The 2,500 inhabitants of Alacahoyuk know the Hittites well: since the early 20th century, archaeologists have been digging the remains of a royal city at the entrance of their village about 160 kilometers (100 miles) east of Ankara. The dam, however, was unknown until 2002, when a team of Ankara University archaeologists began a new dig in marshlands about two kilometers (1.2 mile) away. Assisted by the government and local authorities, the team removed 2.5 million cubic meters (88 million cubic feet) of mud from the site to recover the dam, and, after some restoration, put it back into operation.

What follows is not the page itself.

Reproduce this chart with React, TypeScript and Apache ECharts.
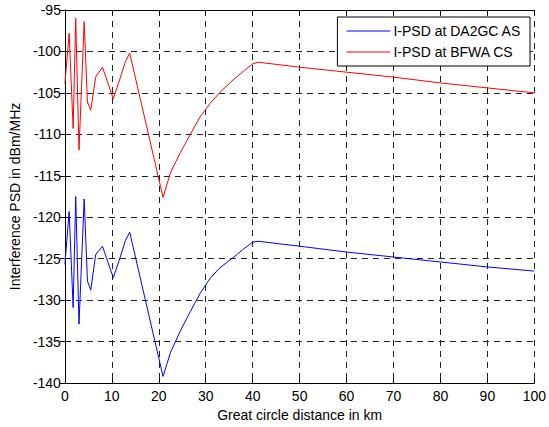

Built by a barren hill surrounded by poplars, the reservoir has a capacity to hold up to 30,000 cubic meters (1.1 million cubic feet) of water from a subterranean stream. It came complete with an antique purifying pool to make the water drinkable, as well as irrigation channels. "It is the only dam in the world to have been repaired and put into use for its original purpose 3,240 years after its construction... It is truly unique," Aykut Cinaroglu, the head of the archaelogical team in charge of the dig, said proudly. The dam, he explained, is the only one surviving from 10 dams built by the Hittite king Tudhaliyas IV, in 1240 BCE. The king ordered the dams built after he was forced to import wheat from Egypt to save his people from famine after drought hit the Anatolian farmlands.
The dam wall of stone and natural clay was built in a way that experts say strikingly resembles modern-day construction techniques.
"The only difference is that today we use cement instead of clay, although clay is still used in the construction of some dams," archaeologist Duygu Celik said.